The Hemingway Home and Museum has been in business for more than 40 years. So you might wonder why the USDA waited all this time before they decided to get tough. According to the Sentinel, museum operators believe the sudden interest in the cats can be traced back to a local chapter of the Society for the Prevention of Cruelty to Animals (SPCA).
As you may be aware, the SPCA vigorously promotes spaying and neutering of all cats and dogs. Museum operators support this program as well. But while they do have the cats spayed and neutered, they always leave two cats of each gender intact to keep the family line unbroken from that original polydactyl given to Hemingway some 70 years ago.
Of course, the Museum could spay and neuter all their cats and adopt new ones occasionally from the SPCA, but it wouldn't be quite the same. When you visit the museum and you see all the cats lolling about, sleeping in a shady spot or curled up on a bed, there's a sense of authenticity about the fact that if Hemingway were alive today, these are the very cats that would be his pets.

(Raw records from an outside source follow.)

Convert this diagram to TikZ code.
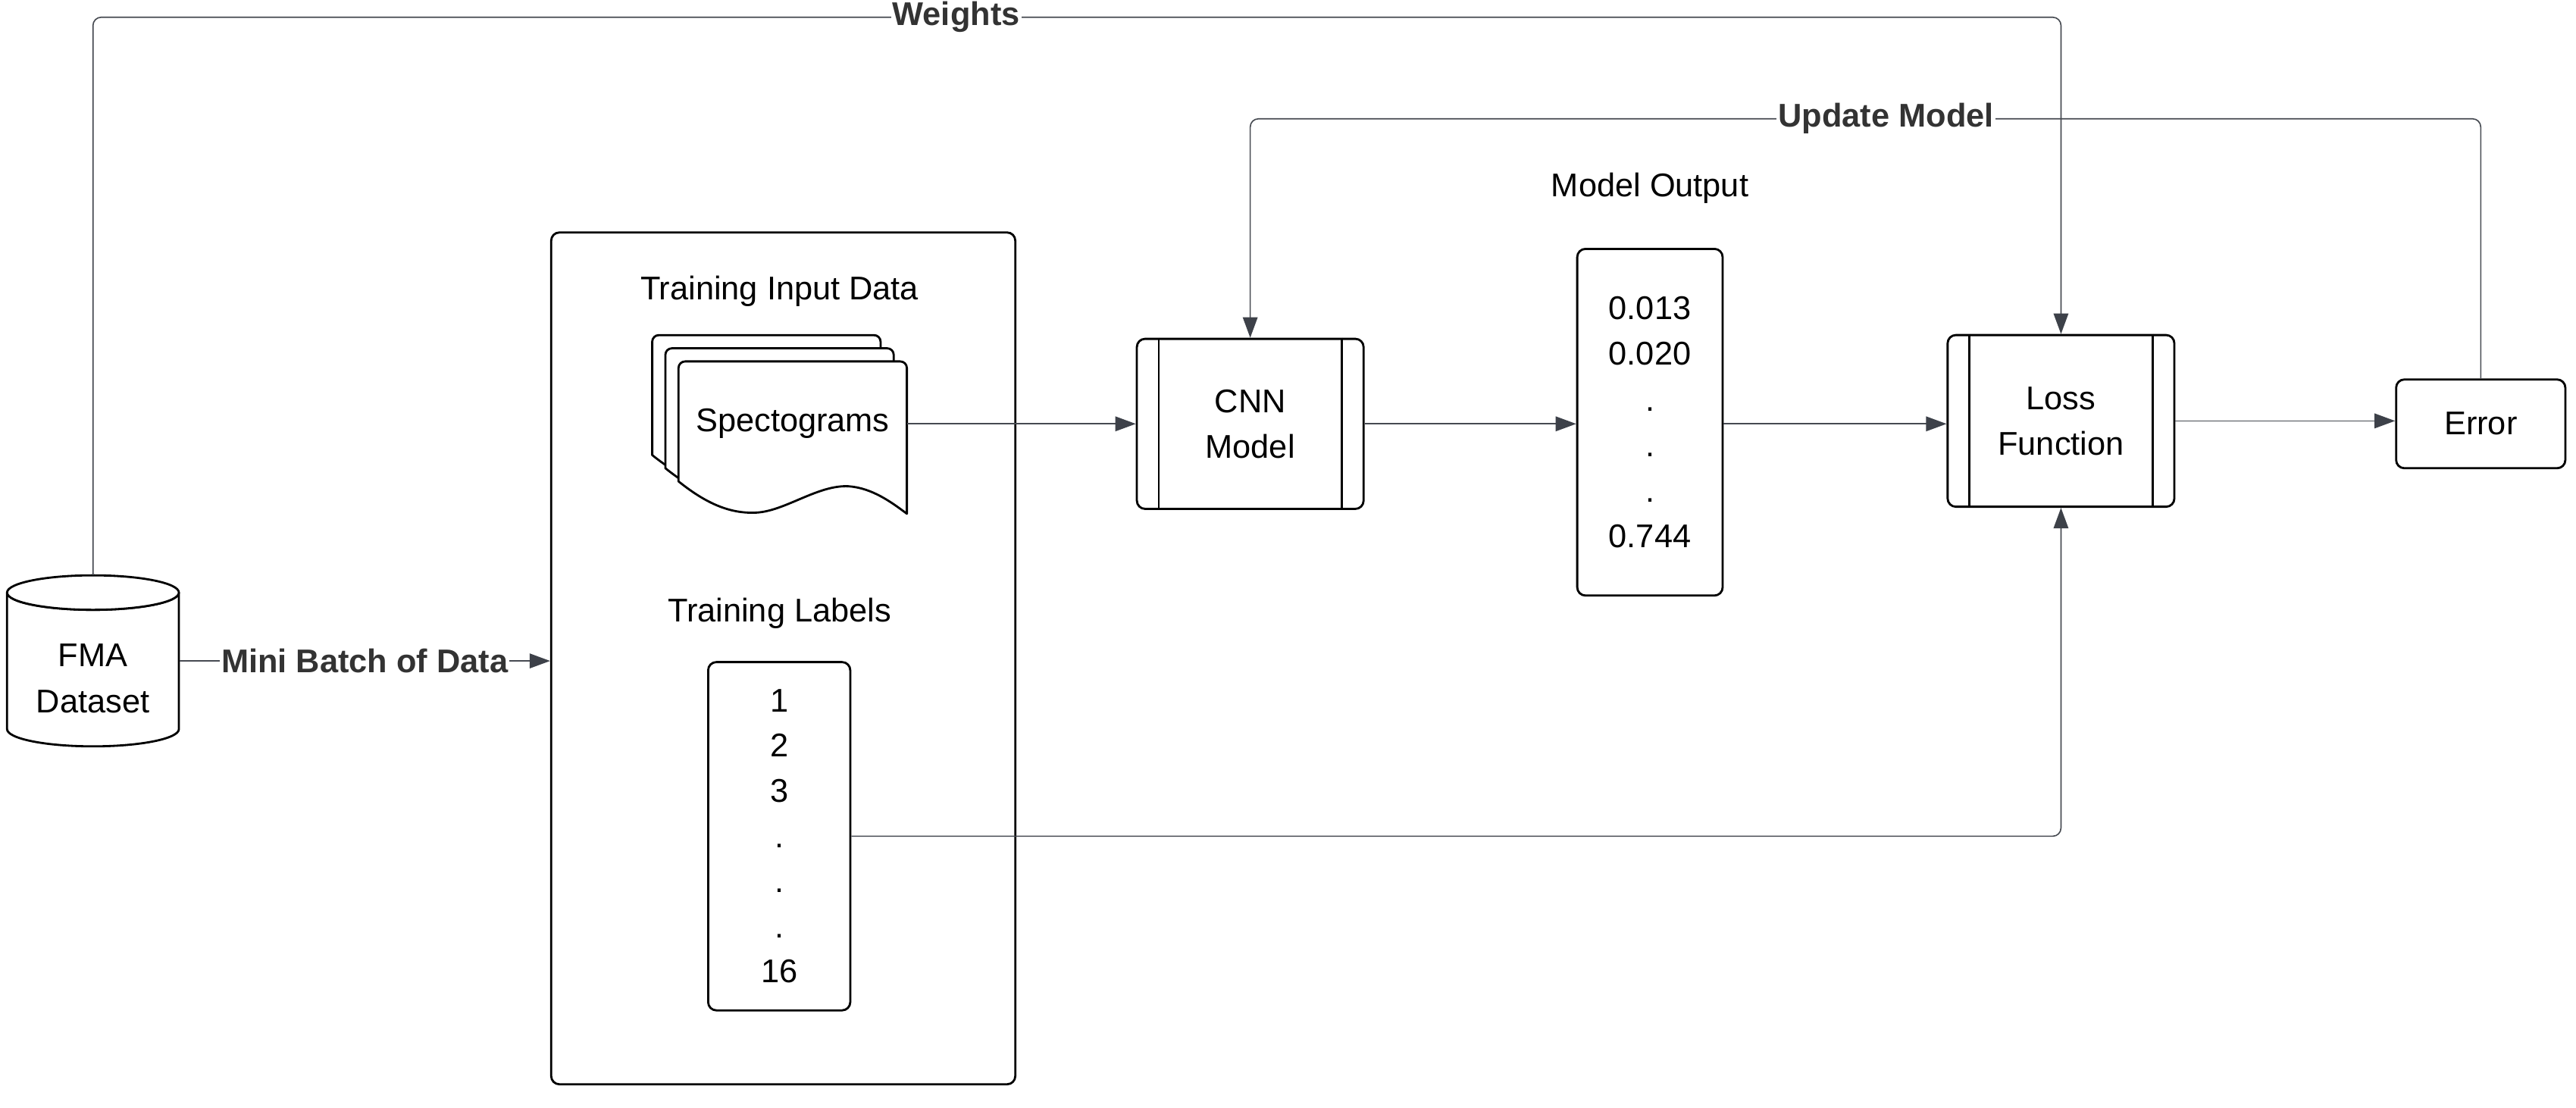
\documentclass[tikz,border=0pt]{standalone}
\usepackage{fontspec}
\setmainfont{Liberation Sans}
\usetikzlibrary{arrows.meta}
\definecolor{linec}{HTML}{464A51}
\definecolor{tipc}{HTML}{3D4149}
\definecolor{labc}{HTML}{333333}
\begin{document}
\begin{tikzpicture}[x=1pt,y=-1pt,
  txt/.style={font=\fontsize{20}{27.7}\selectfont, inner sep=0pt, align=center},
  box/.style={txt, draw=black, line width=1.3pt, rounded corners=5pt, fill=white},
  conn/.style={draw=linec, line width=0.75pt, rounded corners=5pt},
  tip/.style={-{Triangle[length=12.5pt,width=9pt,color=tipc]}},
  lab/.style={fill=white, font=\fontsize{20}{24}\selectfont\bfseries, text=labc, inner xsep=1pt, inner ysep=2pt},
  shapeline/.style={draw=black, line width=1.3pt, fill=white, line join=round},
]
\useasboundingbox (0,0) rectangle (1568,674.4);

% ---------- FMA dataset cylinder ----------
\node[minimum width=104.6pt, minimum height=104pt, inner sep=0pt] (db) at (56.6,402.3) {};
\draw[shapeline] (4.3,360.7) -- (4.3,443.8)
  arc[start angle=180, end angle=0, x radius=52.3, y radius=10.5]
  -- (108.9,360.7)
  arc[start angle=0, end angle=180, x radius=52.3, y radius=10.5] -- cycle;
\draw[shapeline] (56.6,360.7) ellipse[x radius=52.3, y radius=10.5];
\node[txt] (dbtxt) at (56.6,413) {FMA\\Dataset};

% ---------- mini batch container ----------
\node[box, minimum width=282.5pt, minimum height=518.5pt] (batch) at (476.75,400.75) {};
\node[txt] (tid) at (474.5,177.5) {Training Input Data};
\node[txt] (tl) at (474.5,373.5) {Training Labels};

% stacked documents
\foreach \dx/\dy in {-16/-16,-8/-8,0/0} {
  \begin{scope}[shift={(413+\dx,220+\dy)}]
    \draw[shapeline] (0,73) [rounded corners=4pt] -- (0,0) -- (139,0) -- (139,40) [sharp corners]
      -- (139,92.7) .. controls (130,86) and (118,77) .. (103.5,76)
      .. controls (85,75) and (65,91) .. (47.6,92)
      .. controls (30,93) and (15,85) .. (0,73) -- cycle;
  \end{scope}
}
\node[txt, minimum width=139pt] (spec) at (482.5,258) {Spectograms};

\node[box, minimum width=86.5pt, minimum height=212pt, font=\fontsize{20}{27.5}\selectfont] (lbl) at (474.3,509) {1\\2\\3\\.\\.\\.\\16};

% ---------- model ----------
\node[box, minimum width=138pt, minimum height=103.5pt] (cnn) at (761,258) {CNN\\Model};
\node[txt] (mo) at (1004.3,114.5) {Model Output};
\node[box, minimum width=88.5pt, minimum height=211pt] (out) at (1004.3,257) {0.013\\0.020\\.\\.\\.\\0.744};
\node[box, minimum width=138pt, minimum height=104.5pt] (loss) at (1254.5,256.2) {Loss\\Function};
\node[box, minimum width=103pt, minimum height=54pt] (err) at (1510,258) {Error};

\foreach \n in {cnn,loss} {
  \draw[line width=1.3pt] ([xshift=14pt]\n.north west) -- ([xshift=14pt]\n.south west);
  \draw[line width=1.3pt] ([xshift=-14pt]\n.north east) -- ([xshift=-14pt]\n.south east);
}

% ---------- connectors ----------
\coordinate (w1) at (0,10.5);
\coordinate (u1) at (0,72.3);

\draw[conn, tip] (db.east) -- (batch.west |- db.east);
\draw[conn, tip] (spec.east) -- (spec.east -| cnn.west);
\draw[conn, tip] (cnn.east) -- (out.west |- cnn.east);
\draw[conn, tip] (out.east |- cnn.east) -- (loss.west |- cnn.east);
\draw[conn, tip] (loss.east) -- (err.west |- loss.east);
\draw[conn, tip] (db.north) -- (db.north |- w1) -- (loss.north |- w1) -- (loss.north);
\draw[conn, tip] (err.north) -- (err.north |- u1) -- (cnn.north |- u1) -- (cnn.north);
\draw[conn, tip] (lbl.east) -- (lbl.east -| loss.south) -- (loss.south);

% ---------- connector labels ----------
\node[lab] (mbl) at (222,402.3) {Mini Batch of Data};
\node[lab] (wl) at (582,10.5) {Weights};
\node[lab] (ul) at (1148,72.3) {Update Model};
\end{tikzpicture}
\end{document}
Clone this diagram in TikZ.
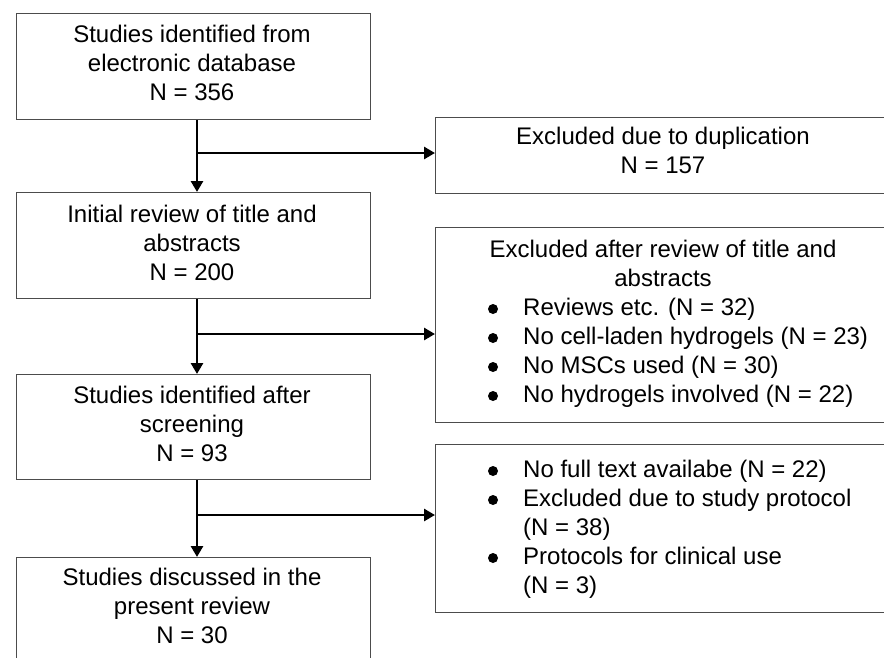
\documentclass[tikz,border=0pt]{standalone}
\usepackage{fontspec}
\setmainfont{Liberation Sans}
\usetikzlibrary{arrows.meta}
\begin{document}
\begin{tikzpicture}[x=1pt,y=-1pt,
  box/.style={draw=black!70, line width=1pt, inner sep=0pt, anchor=north west},
  txt/.style={font=\fontsize{24}{29}\selectfont, inner sep=0pt, text=black},
  arr/.style={line width=2.7pt, -{Triangle[length=11pt,width=12pt]}},
  bul/.style={fill=black}]
\useasboundingbox (0,0) rectangle (884,657);
\clip (0,0) rectangle (884,657);
\fill[white] (0,0) rectangle (884,657);
% left column boxes
\node[box, minimum width=354pt, minimum height=106pt] (b1) at (16,13) {};
\node[box, minimum width=354pt, minimum height=106pt] (b2) at (16,192) {};
\node[box, minimum width=354pt, minimum height=105pt] (b3) at (16,374) {};
\node[box, minimum width=354pt, minimum height=113pt] (b4) at (16,557) {};
% right column boxes
\node[box, minimum width=456pt, minimum height=76pt] (ea) at (435,117) {};
\node[box, minimum width=456pt, minimum height=195pt] (eb) at (435,227) {};
\node[box, minimum width=456pt, minimum height=168pt] (ec) at (435,444) {};
% left texts (anchor = baseline of last line)
\node[txt, align=center, anchor=base] (t1) at (192,100) {Studies identified from\\electronic database\\N = 356};
\node[txt, align=center, anchor=base] (t2) at (192,280) {Initial review of title and\\abstracts\\N = 200};
\node[txt, align=center, anchor=base] (t3) at (192,461) {Studies identified after\\screening\\N = 93};
\node[txt, align=center, anchor=base] (t4) at (192,643) {Studies discussed in the\\present review\\N = 30};
% right texts
\node[txt, align=center, anchor=base] (ta) at (663,173) {Excluded due to duplication\\N = 157};
\node[txt, align=center, anchor=base] (tb) at (663,286) {Excluded after review of title and\\abstracts};
\node[txt, align=left, anchor=base west] (lb) at (523,402) {Reviews etc. (N = 32)\\No cell-laden hydrogels (N = 23)\\No MSCs used (N = 30)\\No hydrogels involved (N = 22)};
\node[txt, align=left, anchor=base west] (lc) at (523,593) {No full text availabe (N = 22)\\Excluded due to study protocol\\(N = 38)\\Protocols for clinical use\\(N = 3)};
% bullets
\foreach \yy in {315,344,373,402,477,506,564} \fill[bul] (493,\yy-6) circle (5pt);
% connectors
\coordinate (j1) at (197,153);
\coordinate (j2) at (197,334);
\coordinate (j3) at (197,515);
\draw[arr] (b1.south -| j1) -- (b2.north -| j1);
\draw[arr] (b2.south -| j2) -- (b3.north -| j2);
\draw[arr] (b3.south -| j3) -- (b4.north -| j3);
\draw[arr] (j1) -- (j1 -| ea.west);
\draw[arr] (j2) -- (j2 -| eb.west);
\draw[arr] (j3) -- (j3 -| ec.west);
\end{tikzpicture}
\end{document}
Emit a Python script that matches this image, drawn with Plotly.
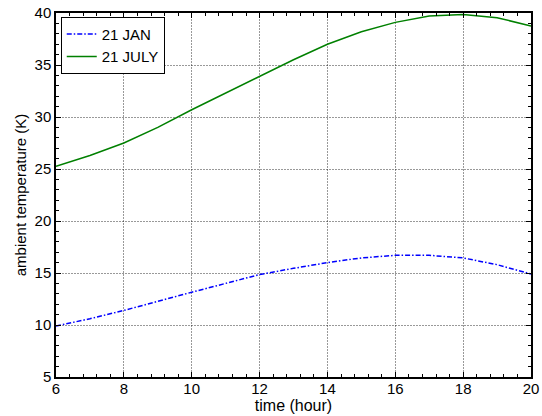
import plotly.graph_objects as go

hours = [6, 7, 8, 9, 10, 11, 12, 13, 14, 15, 16, 17, 18, 19, 20]
temp_jan = [9.9, 10.6, 11.4, 12.3, 13.15, 14.0, 14.85, 15.45, 16.0, 16.45, 16.7, 16.7, 16.45, 15.8, 14.9]
temp_july = [25.25, 26.3, 27.5, 29.0, 30.7, 32.3, 33.9, 35.5, 37.0, 38.2, 39.1, 39.7, 39.85, 39.55, 38.75]

x_ticks = [6, 8, 10, 12, 14, 16, 18, 20]
y_ticks = [5, 10, 15, 20, 25, 30, 35, 40]

font_family = "Liberation Sans, Arial, sans-serif"

fig = go.Figure()
fig.add_trace(go.Scatter(
    x=hours, y=temp_jan, mode="lines", name="21 JAN",
    line=dict(color="#0000ff", width=1.5, dash="5px,2px,1.5px,2px"),
))
fig.add_trace(go.Scatter(
    x=hours, y=temp_july, mode="lines", name="21 JULY",
    line=dict(color="#008000", width=1.5),
))

axis_common = dict(
    showline=True, linecolor="black", linewidth=1.5, mirror="allticks",
    ticks="inside", ticklen=5, tickwidth=1, tickcolor="black",
    showgrid=True, gridcolor="rgba(0,0,0,0.4)", griddash="2px,1px", gridwidth=1,
    zeroline=False, automargin=False,
    tickfont=dict(family=font_family, size=15, color="black"),
)

fig.update_xaxes(
    range=[6, 20], tickvals=x_ticks,
    title=dict(text="time (hour)", font=dict(family=font_family, size=16, color="black"), standoff=0),
    minor=dict(ticks="inside", ticklen=3, dtick=0.4, tick0=6, tickcolor="black", showgrid=False),
    ticklabelstandoff=-3,
    **axis_common,
)
fig.update_yaxes(
    range=[5, 40], tickvals=y_ticks,
    title=dict(text="ambient temperature (K)", font=dict(family=font_family, size=15, color="black"), standoff=4),
    minor=dict(ticks="inside", ticklen=3, dtick=1, tick0=5, tickcolor="black", showgrid=False),
    **axis_common,
)

fig.update_layout(
    width=542, height=416,
    margin=dict(l=56, r=11, t=13, b=39),
    paper_bgcolor="white", plot_bgcolor="white",
    font=dict(family=font_family, color="black"),
    legend=dict(
        x=0.01, y=0.99, xanchor="left", yanchor="top",
        bgcolor="white", bordercolor="black", borderwidth=1,
        font=dict(family=font_family, size=15, color="black"),
        tracegroupgap=0, itemwidth=30,
    ),
    showlegend=True,
)

fig.write_html("out.html")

Ahhhhh . . . the bureaucratic mind.
By the way, I once read somewhere that Hemingway said he was in love with one of his cats, in the genuine sense of the word. I cannot retrieve this obscure fact from Google (which just goes to show that in certain respects the human brain is still superior to Google). This admission redeemed Hemingway, in my book, from the macho stereotype he's been saddled with.